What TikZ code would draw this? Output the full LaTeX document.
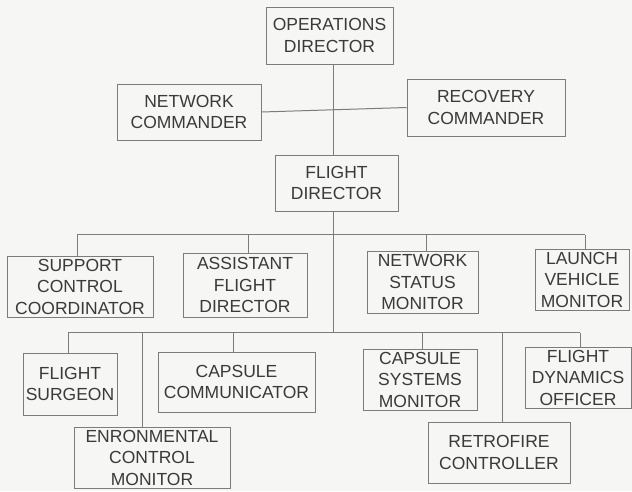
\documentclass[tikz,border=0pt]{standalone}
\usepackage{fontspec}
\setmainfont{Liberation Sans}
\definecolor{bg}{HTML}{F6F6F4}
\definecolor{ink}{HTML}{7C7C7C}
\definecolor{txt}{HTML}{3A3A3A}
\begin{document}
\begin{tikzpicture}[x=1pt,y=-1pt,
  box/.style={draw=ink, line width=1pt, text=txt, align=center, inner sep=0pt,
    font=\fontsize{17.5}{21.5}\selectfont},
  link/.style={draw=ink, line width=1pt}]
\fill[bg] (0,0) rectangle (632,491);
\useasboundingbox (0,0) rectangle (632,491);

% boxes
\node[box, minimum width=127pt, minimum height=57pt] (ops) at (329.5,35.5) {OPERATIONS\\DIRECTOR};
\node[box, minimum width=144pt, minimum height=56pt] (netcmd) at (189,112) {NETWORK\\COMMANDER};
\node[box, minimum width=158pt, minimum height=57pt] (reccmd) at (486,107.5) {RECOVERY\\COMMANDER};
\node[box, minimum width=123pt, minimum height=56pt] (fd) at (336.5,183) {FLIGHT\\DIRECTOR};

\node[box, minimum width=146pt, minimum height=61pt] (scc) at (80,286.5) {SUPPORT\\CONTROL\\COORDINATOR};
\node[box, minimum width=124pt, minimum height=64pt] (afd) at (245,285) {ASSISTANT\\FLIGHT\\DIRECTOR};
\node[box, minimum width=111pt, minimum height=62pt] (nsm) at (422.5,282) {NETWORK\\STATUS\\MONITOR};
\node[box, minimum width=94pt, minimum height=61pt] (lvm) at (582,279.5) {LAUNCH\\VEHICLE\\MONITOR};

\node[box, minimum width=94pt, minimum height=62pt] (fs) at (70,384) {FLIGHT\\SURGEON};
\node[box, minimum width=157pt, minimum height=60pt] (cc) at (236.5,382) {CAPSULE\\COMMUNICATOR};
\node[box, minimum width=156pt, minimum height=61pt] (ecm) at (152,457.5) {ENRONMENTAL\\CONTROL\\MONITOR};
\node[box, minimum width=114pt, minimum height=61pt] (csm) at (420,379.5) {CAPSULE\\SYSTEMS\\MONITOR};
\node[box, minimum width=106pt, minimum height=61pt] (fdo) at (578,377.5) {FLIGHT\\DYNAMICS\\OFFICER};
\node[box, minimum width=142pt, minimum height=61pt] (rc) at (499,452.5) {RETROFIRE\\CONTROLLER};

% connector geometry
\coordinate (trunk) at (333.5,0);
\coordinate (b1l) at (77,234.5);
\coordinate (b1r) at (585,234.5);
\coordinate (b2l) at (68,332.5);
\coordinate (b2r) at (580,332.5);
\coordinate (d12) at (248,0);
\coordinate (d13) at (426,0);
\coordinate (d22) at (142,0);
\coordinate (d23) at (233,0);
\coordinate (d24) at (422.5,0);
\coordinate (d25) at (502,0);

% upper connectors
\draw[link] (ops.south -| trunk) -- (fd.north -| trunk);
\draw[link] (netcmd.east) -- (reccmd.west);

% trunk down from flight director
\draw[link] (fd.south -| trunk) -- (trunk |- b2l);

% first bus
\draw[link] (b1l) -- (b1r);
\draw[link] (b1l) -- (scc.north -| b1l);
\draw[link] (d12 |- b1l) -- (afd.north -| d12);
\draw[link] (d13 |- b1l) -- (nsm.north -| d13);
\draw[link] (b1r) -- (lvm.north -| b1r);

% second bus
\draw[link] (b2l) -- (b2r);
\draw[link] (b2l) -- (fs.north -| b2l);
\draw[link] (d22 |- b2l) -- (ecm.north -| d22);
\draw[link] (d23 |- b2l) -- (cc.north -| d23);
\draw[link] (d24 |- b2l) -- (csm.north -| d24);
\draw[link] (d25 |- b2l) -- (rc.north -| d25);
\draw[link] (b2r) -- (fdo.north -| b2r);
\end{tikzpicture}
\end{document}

————

Your instructions: Please transcribe the material above exactly as written. Leave the pictures out.

Response below:
What TikZ code would draw this? Output the full LaTeX document.
\documentclass[tikz,border=0pt]{standalone}
\usepackage{fontspec}
\setmainfont{Liberation Sans}
\definecolor{bg}{HTML}{F6F6F4}
\definecolor{ink}{HTML}{7C7C7C}
\definecolor{txt}{HTML}{3A3A3A}
\begin{document}
\begin{tikzpicture}[x=1pt,y=-1pt,
  box/.style={draw=ink, line width=1pt, text=txt, align=center, inner sep=0pt,
    font=\fontsize{17.5}{21.5}\selectfont},
  link/.style={draw=ink, line width=1pt}]
\fill[bg] (0,0) rectangle (632,491);
\useasboundingbox (0,0) rectangle (632,491);

% boxes
\node[box, minimum width=127pt, minimum height=57pt] (ops) at (329.5,35.5) {OPERATIONS\\DIRECTOR};
\node[box, minimum width=144pt, minimum height=56pt] (netcmd) at (189,112) {NETWORK\\COMMANDER};
\node[box, minimum width=158pt, minimum height=57pt] (reccmd) at (486,107.5) {RECOVERY\\COMMANDER};
\node[box, minimum width=123pt, minimum height=56pt] (fd) at (336.5,183) {FLIGHT\\DIRECTOR};

\node[box, minimum width=146pt, minimum height=61pt] (scc) at (80,286.5) {SUPPORT\\CONTROL\\COORDINATOR};
\node[box, minimum width=124pt, minimum height=64pt] (afd) at (245,285) {ASSISTANT\\FLIGHT\\DIRECTOR};
\node[box, minimum width=111pt, minimum height=62pt] (nsm) at (422.5,282) {NETWORK\\STATUS\\MONITOR};
\node[box, minimum width=94pt, minimum height=61pt] (lvm) at (582,279.5) {LAUNCH\\VEHICLE\\MONITOR};

\node[box, minimum width=94pt, minimum height=62pt] (fs) at (70,384) {FLIGHT\\SURGEON};
\node[box, minimum width=157pt, minimum height=60pt] (cc) at (236.5,382) {CAPSULE\\COMMUNICATOR};
\node[box, minimum width=156pt, minimum height=61pt] (ecm) at (152,457.5) {ENRONMENTAL\\CONTROL\\MONITOR};
\node[box, minimum width=114pt, minimum height=61pt] (csm) at (420,379.5) {CAPSULE\\SYSTEMS\\MONITOR};
\node[box, minimum width=106pt, minimum height=61pt] (fdo) at (578,377.5) {FLIGHT\\DYNAMICS\\OFFICER};
\node[box, minimum width=142pt, minimum height=61pt] (rc) at (499,452.5) {RETROFIRE\\CONTROLLER};

% connector geometry
\coordinate (trunk) at (333.5,0);
\coordinate (b1l) at (77,234.5);
\coordinate (b1r) at (585,234.5);
\coordinate (b2l) at (68,332.5);
\coordinate (b2r) at (580,332.5);
\coordinate (d12) at (248,0);
\coordinate (d13) at (426,0);
\coordinate (d22) at (142,0);
\coordinate (d23) at (233,0);
\coordinate (d24) at (422.5,0);
\coordinate (d25) at (502,0);

% upper connectors
\draw[link] (ops.south -| trunk) -- (fd.north -| trunk);
\draw[link] (netcmd.east) -- (reccmd.west);

% trunk down from flight director
\draw[link] (fd.south -| trunk) -- (trunk |- b2l);

% first bus
\draw[link] (b1l) -- (b1r);
\draw[link] (b1l) -- (scc.north -| b1l);
\draw[link] (d12 |- b1l) -- (afd.north -| d12);
\draw[link] (d13 |- b1l) -- (nsm.north -| d13);
\draw[link] (b1r) -- (lvm.north -| b1r);

% second bus
\draw[link] (b2l) -- (b2r);
\draw[link] (b2l) -- (fs.north -| b2l);
\draw[link] (d22 |- b2l) -- (ecm.north -| d22);
\draw[link] (d23 |- b2l) -- (cc.north -| d23);
\draw[link] (d24 |- b2l) -- (csm.north -| d24);
\draw[link] (d25 |- b2l) -- (rc.north -| d25);
\draw[link] (b2r) -- (fdo.north -| b2r);
\end{tikzpicture}
\end{document}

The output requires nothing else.